I guess some of the parts of the job that are no fun are when you have to say to somebody
that they're not doing a very good job.
That's always difficult as a manager of people.
Luckily, I didn't have to do that very often.
And the second part is when you have to have a difficult conversation with somebody at the United Nations or one of the agencies that you're dealing with because you're going to be giving them less money than you would like, I would have liked to been able to give.
And that's the decision that governments make.
And they've just made another big one right now in terms of taking over, over $500 billion out this year.
And so I'm going to work its way up to over $2 billion in the next three years.
So those are going to be a bunch of very difficult conversations that are going to need to be had.
Knowing you as long as I have, I know that you would have wanted this job because you thought you could go to New York and make a difference and look at the world.
in 2020 when you got the job and look at the world in 2025 when you left the job and you could
point to something somewhere on the globe and say because of the efforts of me and my team and
other colleagues this is better and my hunch is I'm not sure you can do that and I bet that
pisses you off um I wouldn't I wouldn't put it exactly that way I think first of all you
you can make a difference in a variety of ways um you know can you
actually change the way, you know, Canada's aid program operates, it's a slow process.
And I was, I don't mind saying, I was very disappointed that in the budget, it confirmed
what I knew was going to happen, or pretty certain was going to happen, a significant
reduction in foreign assistance, which I thought, and I still think is a bad idea and not a great
approach to public policy.
Do you tell them that?

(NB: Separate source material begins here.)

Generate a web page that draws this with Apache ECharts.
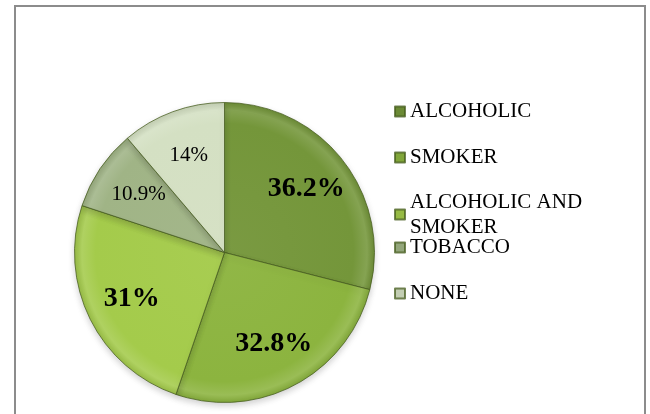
<!DOCTYPE html>
<html>
<head>
<meta charset="utf-8">
<script src="https://cdn.jsdelivr.net/npm/echarts@6/dist/echarts.min.js"></script>
<style>
  html, body { margin: 0; padding: 0; background: #ffffff; }
  #chart { width: 650px; height: 414px; }
</style>
</head>
<body>
<div id="chart"></div>
<script>
// Habit groups and their shares (%)
const categories = ['ALCOHOLIC', 'SMOKER', 'ALCOHOLIC AND SMOKER', 'TOBACCO', 'NONE'];
const shares = [36.2, 32.8, 31, 10.9, 14];

// Slice colours and label weights, in category order
const sliceColors = ['#74963a', '#8cb43f', '#a4cb4b', '#a0b486', '#d4e0c3'];
const boldLabel = [true, true, true, false, false];

const CX = 224.5, CY = 252.5, R = 150;

function shade(hex, f) {
  const n = parseInt(hex.slice(1), 16);
  let r = (n >> 16) & 255, g = (n >> 8) & 255, b = n & 255;
  const mix = (c) => f >= 0 ? Math.round(c + (255 - c) * f) : Math.round(c * (1 + f));
  return 'rgb(' + mix(r) + ',' + mix(g) + ',' + mix(b) + ')';
}

function sliceFill(hex) {
  return {
    type: 'radial', x: CX, y: CY, r: R, global: true,
    colorStops: [
      { offset: 0, color: shade(hex, 0.04) },
      { offset: 0.86, color: hex },
      { offset: 0.95, color: shade(hex, 0.12) },
      { offset: 1, color: shade(hex, -0.08) }
    ]
  };
}

const pieData = categories.map((name, i) => ({
  name: name,
  value: shares[i],
  itemStyle: { color: sliceFill(sliceColors[i]) }
}));

const labelData = categories.map((name, i) => ({
  name: name,
  value: shares[i],
  label: {
    fontWeight: boldLabel[i] ? 'bold' : 'normal',
    fontSize: boldLabel[i] ? 28 : 21
  }
}));

// One legend block per entry so each line sits where it should
const legendTops = [101, 147, 189.5, 237, 283];
const legends = categories.map((name, i) => ({
  data: [name],
  left: 394,
  top: legendTops[i],
  padding: 0,
  orient: 'vertical',
  icon: 'rect',
  itemWidth: 10,
  itemHeight: 10,
  itemGap: 0,
  selectedMode: false,
  formatter: (n) => n === 'ALCOHOLIC AND SMOKER' ? 'ALCOHOLIC AND\nSMOKER' : n,
  textStyle: {
    fontFamily: 'Liberation Serif, Times New Roman, serif',
    fontSize: 21,
    lineHeight: i === 2 ? 25 : 20,
    color: '#000000'
  }
}));

const chart = echarts.init(document.getElementById('chart'), null, { renderer: 'canvas' });
chart.setOption({
  backgroundColor: '#ffffff',
  animation: false,
  legend: legends,
  graphic: [{
    type: 'rect',
    shape: { x: 15, y: 6, width: 630, height: 440 },
    style: { fill: 'none', stroke: '#8c8c8c', lineWidth: 2 },
    silent: true
  }],
  series: [
    {
      type: 'pie',
      center: [CX, CY],
      radius: [0, R],
      startAngle: 90,
      clockwise: true,
      data: pieData,
      label: { show: false },
      labelLine: { show: false },
      itemStyle: {
        borderColor: 'rgba(70,92,30,0.75)',
        borderWidth: 1,
        shadowBlur: 6,
        shadowColor: 'rgba(0,0,0,0.18)',
        shadowOffsetY: 3
      },
      emphasis: { disabled: true }
    },
    {
      // transparent ring carrying the value labels at two-thirds radius
      type: 'pie',
      center: [CX, CY],
      radius: [R * 0.34, R],
      startAngle: 90,
      clockwise: true,
      silent: true,
      legendHoverLink: false,
      data: labelData,
      itemStyle: { color: 'rgba(0,0,0,0)', borderWidth: 0 },
      label: {
        show: true,
        position: 'inside',
        formatter: '{c}%',
        color: '#000000',
        fontFamily: 'Liberation Serif, Times New Roman, serif'
      },
      labelLine: { show: false },
      emphasis: { disabled: true }
    }
  ]
});
</script>
</body>
</html>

Yes. And I don't think it was, it was, you know, it wasn't embraced,
but it's fine. We hear you. Many, many would say they'd rather not have had to do it either,
but the fact is that that was the conclusion they, they reached. I think there's a number of
other areas where, for example, in the Middle East, the way in which Canada was able to show a
understanding of really the basic needs of both sides of that terrible conflict, which has been
going on for a long time. I think I helped to do that. I didn't make it happen. It wasn't
just me, but I think that I was able to kind of articulate in the discussions with our government
why a move was essential and the kind of things that... Which move? What are you talking about?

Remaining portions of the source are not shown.